20. De stalplaatsen voor de studenten die er wonen moeten afsluitbaar zijn en de toegang moet voorzien worden door middel van een schuifpoort in plaats van een deur.
21. De ingang van de fietsenstalling dient afgestemd te worden op de fietsas doorheen het universiteitsterrein.
22. Waar het laden en lossen kan plaatsvinden en hoe men op die plaats moet geraken, moet duidelijk zijn en er mag geen voertuigverkeer over de centrale as zijn.
23. De aanpassingen aan parking 2 worden uitgesloten van vergunning.
24. De sporthal met krachthal en fitness, café/lounge/gameroom/cinema/foodstand, detailhandel dient voorzien te worden voor het gebruik of de uitbating door de overheid of in opdracht ervan en/of in functie van de studentenhuisvesting.
25. Het bufferend vermogen van de vijver te dient gegarandeerd te worden door een vertraagde leegloop te voorzien.

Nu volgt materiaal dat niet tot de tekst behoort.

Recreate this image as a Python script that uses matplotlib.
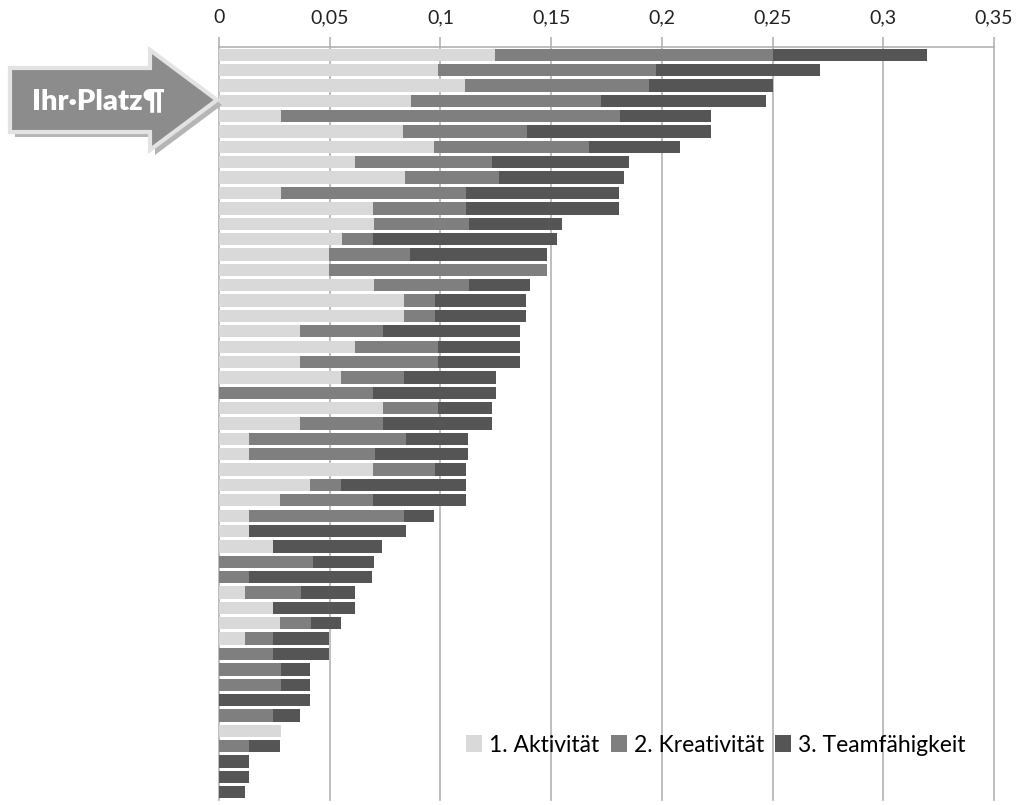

26. De hemelwaterput dient groter voorzien te worden opdat deze minimaal voldoet aan de richtwaarden van minimaal 50 liter per aangesloten m² dakoppervlak, en dakoppervlak, grootte van de put en afname moeten op elkaar afgestemd worden.
27. De toiletten in de studentenkamers moeten voorzien zijn van hemelwater voor de spoeling.
28. Variant 5 van de thermisch comfortstudie moet gevolgd worden zoals beschreven in de hoogbouwnota.
29. Een minimale gevelisolatiewaarde DAtr van 30 dB(A) dient voorzien te worden voor de studentenkamers.
Brandweervoorwaarden
de voorwaarden uit het brandpreventieverslag met referentie BW/HS/2022/G.01318.WI.0009.
Het college beslist de plannen waarvan een overzicht als bijlage bij dit besluit is gevoegd, goed te keuren.
De vergunning omvat thans volgende rubriek(en):
Rubriek | Omschrijving | Gecoördineerd |
3.2.2°a) | het lozen van meer dan 600 m³/jaar huishoudelijk afvalwater, niet afkomstig van woongelegenheden, wanneer het lozingspunt gelegen is in een centraal gebied en/of een collectief geoptimaliseerd en individueel te optimaliseren buitengebied en/of buiten het zoneringsplan; | 8.580,00 m³/jaar |
12.2.1° | transformatoren (gebruik van) met een individueel nominaal vermogen van 100 kVA tot en met 1.000 kVA; | 1 x 800,00 kVA + 1 x 400,00 kVA |
16.3.2°b) | koelinstallaties, luchtcompressoren, warmtepompen, airconditioningsinstallaties, en andere installaties voor het fysisch behandelen van gassen met een geïnstalleerde totale drijfkracht van meer dan 200 kW; | 420,00 kW |
17.4. | opslagplaatsen voor gevaarlijke vloeistoffen en vaste stoffen, met uitzondering van deze vermeld onder rubriek 48, in verpakkingen met een inhoudsvermogen van maximaal 30 liter of 30 kg, voor zover de maximale opslag begrepen is tussen 50 kg of 50 liter en 5.000 kg of 5.000 liter; | 500,00 liter |
32.2.2° | schouwburgen, variététheaters, andere zalen voor sportmanifestaties dan de zalen, vermeld in punt 3°, polyvalente zalen en feestzalen met een speelruimte; | 1 sporthal |
Het college beslist dat de omgevingsvergunning geldig is voor onbepaalde duur.